■ **GOAL**
Leave out the pictures, and retype only the lines from the beginning of the material through the line that contains "from matplotlib.ticker import MultipleLocator", including both.

# start of TASK DATA

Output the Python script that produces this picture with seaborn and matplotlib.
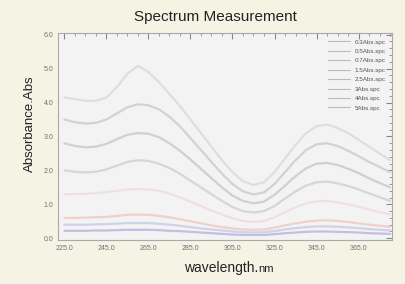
import numpy as np
import pandas as pd
import seaborn as sns
import matplotlib.pyplot as plt
from matplotlib.ticker import MultipleLocator

wavelength = [225, 230, 235, 240, 245, 250, 255, 260, 265, 270, 275, 280, 285, 290, 295, 300,
              305, 310, 315, 320, 325, 330, 335, 340, 345, 350, 355, 360, 365, 370, 375, 380]

abs_5 = [4.15, 4.10, 4.05, 4.05, 4.15, 4.45, 4.85, 5.08, 4.90, 4.60, 4.25, 3.90, 3.50, 3.10, 2.70, 2.30,
         1.95, 1.68, 1.57, 1.65, 1.95, 2.35, 2.75, 3.10, 3.30, 3.35, 3.25, 3.10, 2.90, 2.70, 2.50, 2.30]
abs_4 = [3.50, 3.42, 3.38, 3.40, 3.50, 3.68, 3.86, 3.95, 3.92, 3.80, 3.58, 3.30, 2.95, 2.60, 2.25, 1.90,
         1.60, 1.38, 1.29, 1.35, 1.60, 1.95, 2.30, 2.60, 2.77, 2.80, 2.72, 2.58, 2.42, 2.25, 2.10, 1.95]
abs_3 = [2.80, 2.72, 2.68, 2.70, 2.78, 2.92, 3.05, 3.10, 3.08, 2.98, 2.80, 2.58, 2.32, 2.05, 1.77, 1.50,
         1.26, 1.10, 1.03, 1.08, 1.28, 1.55, 1.83, 2.06, 2.20, 2.22, 2.16, 2.05, 1.92, 1.77, 1.63, 1.50]
abs_2_5 = [2.00, 1.96, 1.94, 1.96, 2.03, 2.14, 2.25, 2.30, 2.28, 2.20, 2.07, 1.90, 1.70, 1.50, 1.30, 1.10,
           0.92, 0.80, 0.76, 0.80, 0.95, 1.17, 1.38, 1.55, 1.65, 1.67, 1.62, 1.54, 1.44, 1.32, 1.21, 1.10]
abs_1_5 = [1.30, 1.30, 1.31, 1.33, 1.36, 1.40, 1.44, 1.45, 1.44, 1.40, 1.32, 1.20, 1.08, 0.95, 0.82, 0.70,
           0.59, 0.51, 0.48, 0.51, 0.62, 0.77, 0.91, 1.03, 1.09, 1.10, 1.06, 1.00, 0.93, 0.85, 0.77, 0.70]
abs_0_7 = [0.60, 0.60, 0.61, 0.62, 0.63, 0.66, 0.69, 0.70, 0.69, 0.66, 0.62, 0.56, 0.50, 0.44, 0.38, 0.33,
           0.29, 0.26, 0.25, 0.26, 0.31, 0.38, 0.44, 0.49, 0.52, 0.53, 0.51, 0.48, 0.44, 0.40, 0.37, 0.34]
abs_0_5 = [0.40, 0.40, 0.40, 0.41, 0.42, 0.43, 0.45, 0.45, 0.45, 0.43, 0.40, 0.37, 0.33, 0.29, 0.26, 0.23,
           0.20, 0.18, 0.17, 0.18, 0.21, 0.26, 0.30, 0.33, 0.35, 0.35, 0.34, 0.32, 0.30, 0.27, 0.25, 0.23]
abs_0_3 = [0.22, 0.22, 0.22, 0.23, 0.23, 0.24, 0.25, 0.25, 0.25, 0.24, 0.22, 0.21, 0.19, 0.17, 0.15, 0.13,
           0.11, 0.10, 0.10, 0.10, 0.12, 0.15, 0.17, 0.19, 0.20, 0.20, 0.19, 0.18, 0.17, 0.15, 0.14, 0.13]

series_names = ["0.3Abs.spc", "0.5Abs.spc", "0.7Abs.spc", "1.5Abs.spc",
                "2.5Abs.spc", "3Abs.spc", "4Abs.spc", "5Abs.spc"]
series_values = [abs_0_3, abs_0_5, abs_0_7, abs_1_5, abs_2_5, abs_3, abs_4, abs_5]
colors = ["#c4bee0", "#cdd3ea", "#f1cfca", "#eedfe3",
          "#d6d6d6", "#d0d0d0", "#d2d2d2", "#dedede"]

rows = []
for name, vals in zip(series_names, series_values):
    for w, v in zip(wavelength, vals):
        rows.append({"wavelength": w, "Abs": v, "file": name})
df = pd.DataFrame(rows)

sns.set_style("white")
plt.rcParams['font.family'] = ['Liberation Sans', 'DejaVu Sans']

fig = plt.figure(figsize=(4.06, 2.84), dpi=100, facecolor="#f5f3e4")
ax = fig.add_axes([0.143, 0.155, 0.823, 0.729])
ax.set_facecolor("#f3f3f3")

sns.lineplot(data=df, x="wavelength", y="Abs", hue="file", hue_order=series_names,
             palette=dict(zip(series_names, colors)), linewidth=1.6, ax=ax, legend=True)

ax.set_xlim(222, 381)
ax.set_ylim(-0.05, 6.05)
ax.xaxis.set_minor_locator(MultipleLocator(5))
ax.yaxis.set_major_locator(MultipleLocator(1))
ax.yaxis.set_minor_locator(MultipleLocator(0.2))
xt = [225, 245, 265, 285, 305, 325, 345, 365]
ax.set_xticks(xt)
ax.set_xticklabels([f"{v:.1f}" for v in xt])
ax.set_yticklabels([f"{v:.1f}" for v in ax.get_yticks()])
ax.tick_params(axis="both", which="both", direction="in", top=True, right=True,
               labelsize=5, labelcolor="#707070", color="#888888")
ax.tick_params(which="major", length=4, width=0.8)
ax.tick_params(which="minor", length=2.5, width=0.6)
for s in ax.spines.values():
    s.set_color("#aaaaaa")
    s.set_linewidth(0.8)

ax.set_xlabel("")
ax.set_ylabel("Absorbance.Abs", fontsize=9.5, color="#222222")
ax.yaxis.set_label_coords(-0.065, 0.56)

leg = ax.legend(loc="upper right", frameon=False, fontsize=4.5, handlelength=3.5,
                labelspacing=0.65, borderaxespad=0.6)
for h in leg.get_lines():
    h.set_color("#bbbbbb")
    h.set_linewidth(0.8)
for t in leg.get_texts():
    t.set_color("#555555")

fig.text(0.53, 0.94, "Spectrum Measurement", ha="center", va="center",
         fontsize=11, color="#222222")
fig.text(0.635, 0.057, "wavelength.", ha="right", va="center", fontsize=10, color="#222222")
fig.text(0.635, 0.052, "nm", ha="left", va="center", fontsize=8, color="#222222")

fig.savefig("out.png", dpi=100, facecolor=fig.get_facecolor())
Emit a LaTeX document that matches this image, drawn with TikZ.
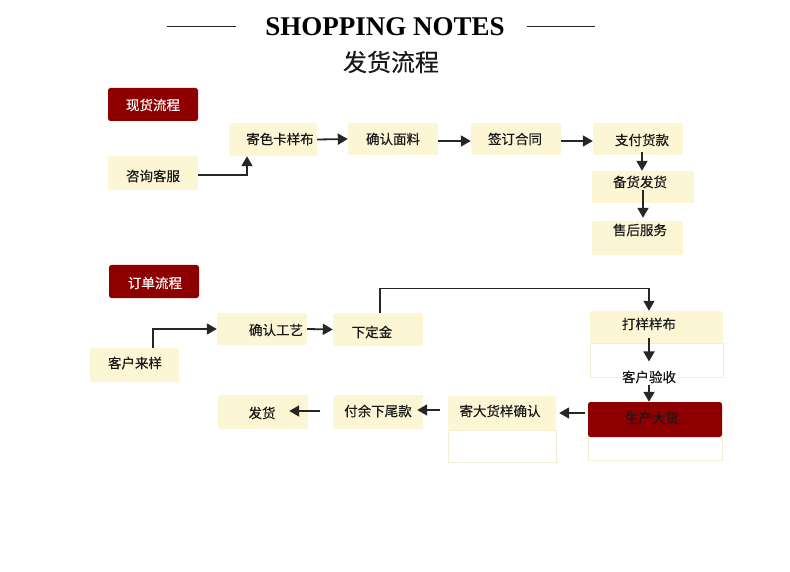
\documentclass[tikz,border=0pt]{standalone}
\usepackage{fontspec}
\setmainfont{Liberation Serif}
\newfontfamily\cjk[FakeBold=0.35]{Noto Sans CJK SC}
\usetikzlibrary{arrows.meta}
\definecolor{cream}{HTML}{FDF6D5}
\definecolor{dred}{HTML}{8E0000}
\definecolor{pale}{HTML}{F3EDD2}
\tikzset{
  cbox/.style={fill=cream, draw=none, rounded corners=1.5pt, inner sep=0pt},
  rbox/.style={fill=dred, draw=none, rounded corners=2.5pt, inner sep=0pt},
  wbox/.style={fill=white, draw=pale, line width=0.8pt, inner sep=0pt},
  txt/.style={font=\cjk\fontsize{13.5}{14}\selectfont, inner sep=0pt, text=black!90},
  wtxt/.style={txt, text=white},
  arr/.style={line width=1.8pt, black!85, -{Triangle[length=10pt,width=11pt]}},
}
\begin{document}
\begin{tikzpicture}[x=1pt,y=-1pt]
\useasboundingbox (0,0) rectangle (790,572);
% title
\node[font=\bfseries\fontsize{27}{30}\selectfont, inner sep=0pt] (title) at (385,27) {SHOPPING NOTES};
\draw[line width=1pt, black!85] (167,27) -- (236,27);
\draw[line width=1pt, black!85] (527,27) -- (595,27);
\node[font=\cjk\fontsize{24}{26}\selectfont, inner sep=0pt, text=black!90] (sub) at (391,62) {发货流程};

% ---- 现货流程
\node[rbox, minimum width=90, minimum height=33] (xh) at (153,104.5) {};
\node[wtxt] (xht) at (153,105) {现货流程};
\node[cbox, minimum width=88, minimum height=33] (jc) at (273,139.5) {};
\node[txt] (jct) at (280,139) {寄色卡样布};
\node[cbox, minimum width=90, minimum height=34] (zx) at (153,173) {};
\node[txt] (zxt) at (153,176) {咨询客服};
\node[cbox, minimum width=90, minimum height=32] (qm) at (393,139) {};
\node[txt] (qmt) at (393,139) {确认面料};
\node[cbox, minimum width=90, minimum height=32] (qd) at (516,139) {};
\node[txt] (qdt) at (515,139) {签订合同};
\node[cbox, minimum width=90, minimum height=32] (zf) at (638,139) {};
\node[txt] (zft) at (642,140) {支付货款};
\node[cbox, minimum width=102, minimum height=32] (bh) at (643,187) {};
\node[txt] (bht) at (640,182) {备货发货};
\node[cbox, minimum width=91, minimum height=34] (sh) at (637.5,238) {};
\node[txt] (sht) at (640,230) {售后服务};

\draw[arr] (zx.east) ++(0,2) -| ([xshift=-26]jc.south);
\draw[arr] (jc.east) -- (qm.west);
\draw[arr] ([yshift=-2]qm.east) -- ([yshift=-2]qd.west);
\draw[arr] ([yshift=-2]qd.east) -- ([yshift=-2]zf.west);
\draw[arr] ([xshift=4,yshift=3]zf.south) -- ([xshift=-1]bh.north);
\draw[arr] ([yshift=13]bh.south) -- ([xshift=5.5,yshift=3]sh.north);

% ---- 订单流程
\node[rbox, minimum width=90, minimum height=33] (dd) at (154,281.5) {};
\node[wtxt] (ddt) at (155,283) {订单流程};
\node[cbox, minimum width=89, minimum height=34] (ky) at (134.5,365) {};
\node[txt] (kyt) at (135,363) {客户来样};
\node[cbox, minimum width=90, minimum height=32] (qg) at (262,329) {};
\node[txt] (qgt) at (276,330) {确认工艺};
\node[cbox, minimum width=90, minimum height=33] (xd) at (378,329.5) {};
\node[txt] (xdt) at (372,332) {下定金};
\node[wbox, minimum width=133, minimum height=34] (dyw) at (656.5,360) {};
\node[cbox, minimum width=133, minimum height=32] (dy) at (656.5,327) {};
\node[txt] (dyt) at (649,324) {打样样布};
\node[txt, fill=white, inner sep=1pt] (ys) at (649,377) {客户验收};
\node[wbox, minimum width=134, minimum height=24] (scw) at (655,448.5) {};
\node[rbox, minimum width=134, minimum height=35] (sc) at (655,419.5) {};
\node[txt] (sct) at (652,418) {生产大货};
\node[wbox, minimum width=108, minimum height=32] (jdw) at (502,446) {};
\node[cbox, minimum width=108, minimum height=34] (jd) at (502,413) {};
\node[txt] (jdt) at (500,411) {寄大货样确认};
\node[cbox, minimum width=90, minimum height=34] (fy) at (378,412) {};
\node[txt] (fyt) at (378,411) {付余下尾款};
\node[cbox, minimum width=90, minimum height=34] (fh) at (263,412) {};
\node[txt] (fht) at (262,413) {发货};

\draw[arr] ([xshift=18.5]ky.north) |- (qg.west);
\draw[arr] (qg.east) -- (xd.west);
\draw[arr, line width=1.2pt] ([xshift=2]xd.north) -- ++(0,-24) -| ([xshift=-7.5]dy.north);
\draw[arr] ([xshift=-7.5,yshift=5]dy.south) -- ([yshift=8]ys.north);
\draw[arr] (ys.south) -- ([xshift=-6]sc.north);
\draw[arr] ([xshift=-3]sc.west |- jd.east) -- ([xshift=3]jd.east);
\draw[arr] ([xshift=-8,yshift=3]jd.west) -- ([xshift=-6,yshift=2]fy.east);
\draw[arr] ([xshift=-13,yshift=1]fy.west) -- ([xshift=-19,yshift=1]fh.east);
\end{tikzpicture}
\end{document}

# end of TASK DATA

■ **CORRECT OUTPUT**
Output the Python script that produces this picture with seaborn and matplotlib.
import numpy as np
import pandas as pd
import seaborn as sns
import matplotlib.pyplot as plt
from matplotlib.ticker import MultipleLocator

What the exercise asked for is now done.